The right answer to the crisis, from the point of view of democratic theory, is far from clear. One position calls for reinforcing nation-state–based legitimacy, while at the same time restricting the freedom of nation-states. By contrast, seeking a grand constitutional bargain, with meaningful participation from European publics, seems preferable. But much will depend on the details, and smaller member states are unlikely to be happy with even a more democratic Europe, which they equate with being outvoted by the more populous countries. In fact, what might look like a real continent-wide democracy on paper could exacerbate what the legal theorist Peter Lindseth calls the “democratic disconnect” in Europe: people might accept supranational democracy in theory, but cannot see it as part of their lives, let alone conceive of themselves as its authors.
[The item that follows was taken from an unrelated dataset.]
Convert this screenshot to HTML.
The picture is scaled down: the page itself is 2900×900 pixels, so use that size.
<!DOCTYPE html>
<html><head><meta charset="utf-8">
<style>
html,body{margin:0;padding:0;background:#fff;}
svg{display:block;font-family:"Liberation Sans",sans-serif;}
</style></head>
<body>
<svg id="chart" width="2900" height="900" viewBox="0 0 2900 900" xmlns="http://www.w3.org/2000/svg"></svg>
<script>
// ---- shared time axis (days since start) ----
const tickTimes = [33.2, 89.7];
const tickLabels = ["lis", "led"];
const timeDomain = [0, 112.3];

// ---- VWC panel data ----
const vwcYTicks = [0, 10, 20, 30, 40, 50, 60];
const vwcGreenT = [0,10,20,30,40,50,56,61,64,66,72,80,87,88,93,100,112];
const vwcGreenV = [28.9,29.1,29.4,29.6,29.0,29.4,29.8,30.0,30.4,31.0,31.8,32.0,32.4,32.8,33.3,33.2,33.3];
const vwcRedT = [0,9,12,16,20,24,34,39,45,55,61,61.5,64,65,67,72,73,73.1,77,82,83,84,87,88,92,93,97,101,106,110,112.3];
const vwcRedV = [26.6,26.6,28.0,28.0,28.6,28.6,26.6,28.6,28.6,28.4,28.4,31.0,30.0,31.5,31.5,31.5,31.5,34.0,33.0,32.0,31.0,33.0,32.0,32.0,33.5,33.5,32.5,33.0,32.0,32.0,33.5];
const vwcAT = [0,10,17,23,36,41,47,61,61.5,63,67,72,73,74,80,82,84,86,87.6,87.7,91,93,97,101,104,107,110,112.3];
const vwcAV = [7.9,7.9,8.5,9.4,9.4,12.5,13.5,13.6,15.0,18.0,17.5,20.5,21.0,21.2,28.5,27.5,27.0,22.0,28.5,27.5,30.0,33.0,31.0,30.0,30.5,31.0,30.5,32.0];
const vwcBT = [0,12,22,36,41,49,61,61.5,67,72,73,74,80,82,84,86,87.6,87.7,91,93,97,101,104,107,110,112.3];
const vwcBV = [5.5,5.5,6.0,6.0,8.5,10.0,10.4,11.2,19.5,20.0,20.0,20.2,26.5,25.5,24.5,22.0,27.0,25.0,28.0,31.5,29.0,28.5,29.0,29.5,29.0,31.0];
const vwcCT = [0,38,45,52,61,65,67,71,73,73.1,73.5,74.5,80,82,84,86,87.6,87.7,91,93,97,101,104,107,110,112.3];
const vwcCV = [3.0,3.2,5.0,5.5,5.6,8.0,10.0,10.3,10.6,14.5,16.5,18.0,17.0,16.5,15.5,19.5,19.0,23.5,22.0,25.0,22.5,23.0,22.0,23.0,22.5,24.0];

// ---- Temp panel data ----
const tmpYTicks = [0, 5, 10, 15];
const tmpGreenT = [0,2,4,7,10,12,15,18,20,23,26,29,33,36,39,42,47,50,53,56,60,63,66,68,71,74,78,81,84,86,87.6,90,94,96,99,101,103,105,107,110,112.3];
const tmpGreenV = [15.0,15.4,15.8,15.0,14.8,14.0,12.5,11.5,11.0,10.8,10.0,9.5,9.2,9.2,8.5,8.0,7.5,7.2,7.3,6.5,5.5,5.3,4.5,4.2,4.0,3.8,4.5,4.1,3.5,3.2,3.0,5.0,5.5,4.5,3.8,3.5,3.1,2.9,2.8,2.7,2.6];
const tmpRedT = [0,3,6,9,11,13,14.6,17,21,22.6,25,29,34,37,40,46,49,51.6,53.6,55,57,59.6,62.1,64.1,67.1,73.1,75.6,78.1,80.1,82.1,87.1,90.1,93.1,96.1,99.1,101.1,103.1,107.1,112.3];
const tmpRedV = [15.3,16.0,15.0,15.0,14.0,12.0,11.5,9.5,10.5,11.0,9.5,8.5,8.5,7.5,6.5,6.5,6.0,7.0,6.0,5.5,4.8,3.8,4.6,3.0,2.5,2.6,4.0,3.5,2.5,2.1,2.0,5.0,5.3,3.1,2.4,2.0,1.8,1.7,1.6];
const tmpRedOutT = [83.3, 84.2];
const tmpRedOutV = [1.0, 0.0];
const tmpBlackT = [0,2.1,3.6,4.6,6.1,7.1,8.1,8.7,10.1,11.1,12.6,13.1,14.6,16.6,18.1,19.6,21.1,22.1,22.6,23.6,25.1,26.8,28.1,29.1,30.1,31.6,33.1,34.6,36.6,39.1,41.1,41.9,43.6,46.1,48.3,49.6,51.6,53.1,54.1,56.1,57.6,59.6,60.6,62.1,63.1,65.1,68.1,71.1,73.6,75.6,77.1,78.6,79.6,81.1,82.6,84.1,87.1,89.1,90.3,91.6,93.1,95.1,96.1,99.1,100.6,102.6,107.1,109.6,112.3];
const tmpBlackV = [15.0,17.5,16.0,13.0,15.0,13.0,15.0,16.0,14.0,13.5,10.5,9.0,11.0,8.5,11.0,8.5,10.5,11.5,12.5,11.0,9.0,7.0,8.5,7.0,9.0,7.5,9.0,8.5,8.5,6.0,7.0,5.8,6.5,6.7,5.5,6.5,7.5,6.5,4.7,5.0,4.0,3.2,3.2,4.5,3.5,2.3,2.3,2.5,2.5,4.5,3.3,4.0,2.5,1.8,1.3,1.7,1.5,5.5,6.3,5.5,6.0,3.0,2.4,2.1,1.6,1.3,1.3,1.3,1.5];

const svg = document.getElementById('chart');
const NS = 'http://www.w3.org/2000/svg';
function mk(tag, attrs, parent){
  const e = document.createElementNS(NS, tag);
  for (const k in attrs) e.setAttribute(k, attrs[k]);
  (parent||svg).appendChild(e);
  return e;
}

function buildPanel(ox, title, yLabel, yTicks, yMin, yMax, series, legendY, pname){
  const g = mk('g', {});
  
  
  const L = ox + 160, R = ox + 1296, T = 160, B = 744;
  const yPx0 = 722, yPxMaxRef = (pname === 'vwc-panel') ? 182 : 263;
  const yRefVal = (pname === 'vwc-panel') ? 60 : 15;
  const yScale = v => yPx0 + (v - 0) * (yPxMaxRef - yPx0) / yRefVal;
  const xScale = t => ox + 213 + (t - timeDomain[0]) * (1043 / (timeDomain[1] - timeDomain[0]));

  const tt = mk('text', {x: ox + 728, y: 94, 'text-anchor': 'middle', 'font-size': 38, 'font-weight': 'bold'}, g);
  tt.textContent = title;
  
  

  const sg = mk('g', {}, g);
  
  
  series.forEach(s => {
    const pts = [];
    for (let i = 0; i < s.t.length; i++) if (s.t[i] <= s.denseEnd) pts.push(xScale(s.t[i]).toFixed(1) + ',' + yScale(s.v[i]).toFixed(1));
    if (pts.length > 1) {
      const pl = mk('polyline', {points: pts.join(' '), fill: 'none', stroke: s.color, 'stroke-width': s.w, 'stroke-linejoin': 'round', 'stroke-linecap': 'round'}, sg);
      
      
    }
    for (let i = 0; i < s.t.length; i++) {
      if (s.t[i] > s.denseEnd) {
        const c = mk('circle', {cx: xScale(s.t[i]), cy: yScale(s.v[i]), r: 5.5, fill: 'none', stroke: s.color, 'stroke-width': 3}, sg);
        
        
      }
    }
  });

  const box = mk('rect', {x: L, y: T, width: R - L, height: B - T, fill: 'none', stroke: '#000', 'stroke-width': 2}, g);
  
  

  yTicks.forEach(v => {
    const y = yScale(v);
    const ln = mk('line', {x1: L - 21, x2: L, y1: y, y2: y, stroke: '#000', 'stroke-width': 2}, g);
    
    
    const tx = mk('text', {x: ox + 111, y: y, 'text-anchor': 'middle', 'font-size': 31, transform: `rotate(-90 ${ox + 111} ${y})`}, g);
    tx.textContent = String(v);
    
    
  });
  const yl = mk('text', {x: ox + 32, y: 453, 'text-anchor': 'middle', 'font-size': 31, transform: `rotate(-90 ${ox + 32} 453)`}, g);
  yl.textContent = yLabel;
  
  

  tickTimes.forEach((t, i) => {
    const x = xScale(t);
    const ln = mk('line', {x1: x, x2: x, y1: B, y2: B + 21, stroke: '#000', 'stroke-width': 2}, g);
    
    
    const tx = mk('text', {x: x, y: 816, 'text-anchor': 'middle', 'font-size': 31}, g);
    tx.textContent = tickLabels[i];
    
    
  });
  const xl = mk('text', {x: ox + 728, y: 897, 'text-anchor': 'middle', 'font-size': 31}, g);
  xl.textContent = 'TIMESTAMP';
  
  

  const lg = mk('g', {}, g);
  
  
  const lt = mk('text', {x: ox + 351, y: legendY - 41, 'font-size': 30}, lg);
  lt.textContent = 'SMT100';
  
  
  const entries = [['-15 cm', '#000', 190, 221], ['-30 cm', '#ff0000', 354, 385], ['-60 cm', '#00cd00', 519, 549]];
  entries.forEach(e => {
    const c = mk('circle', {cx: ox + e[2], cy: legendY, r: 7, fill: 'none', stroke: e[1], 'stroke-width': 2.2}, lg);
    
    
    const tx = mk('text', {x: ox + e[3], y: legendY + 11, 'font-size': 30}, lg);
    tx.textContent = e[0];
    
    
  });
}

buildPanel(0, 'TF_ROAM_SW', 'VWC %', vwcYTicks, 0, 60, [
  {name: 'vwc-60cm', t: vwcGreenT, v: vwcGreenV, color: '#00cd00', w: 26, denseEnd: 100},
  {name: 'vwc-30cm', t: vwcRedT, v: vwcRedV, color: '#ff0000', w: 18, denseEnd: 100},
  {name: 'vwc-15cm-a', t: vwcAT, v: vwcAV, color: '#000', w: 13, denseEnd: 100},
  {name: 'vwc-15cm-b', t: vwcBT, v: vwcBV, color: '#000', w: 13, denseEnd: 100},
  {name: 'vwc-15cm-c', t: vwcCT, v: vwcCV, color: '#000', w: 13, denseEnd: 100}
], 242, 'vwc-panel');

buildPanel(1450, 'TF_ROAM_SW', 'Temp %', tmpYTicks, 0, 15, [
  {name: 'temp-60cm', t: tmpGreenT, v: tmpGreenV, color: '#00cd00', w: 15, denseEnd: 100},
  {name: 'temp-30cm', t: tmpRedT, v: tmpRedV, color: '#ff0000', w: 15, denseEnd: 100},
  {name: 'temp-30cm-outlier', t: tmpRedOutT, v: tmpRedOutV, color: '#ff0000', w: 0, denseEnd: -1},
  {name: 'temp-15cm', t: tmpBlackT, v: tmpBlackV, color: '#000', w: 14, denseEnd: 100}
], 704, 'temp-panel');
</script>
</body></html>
Neither futurology nor Brusselology—a worthy contemporary successor to Kremlinology—are plausible sciences. Still, one might hazard a guess. One of two scenarios might unfold. First, treaties establishing fiscal union will prove as ineffective as those enforcing fiscal discipline. The estrangement of the United Kingdom might then turn out to be only the first in a series of divorces, with the EU family eventually becoming completely dysfunctional or reduced to the core of the core. Alternatively, Europeans might come to see the crisis as the moment when they were forced to realize what has been true for some time: they really share each others’ fate. Such recognition will not translate immediately into a pan-European welfare state; the special nature of the EU could well remain political union without overarching statehood. But Europeans might ultimately push harder for true fiscal integration, which could include a genuine European treasury, perhaps initiated with the help of a German government less wedded to neoliberal doctrines; tougher financial regulation; and a new constitutional architecture of which both member states and individual citizens could conceive themselves as authors.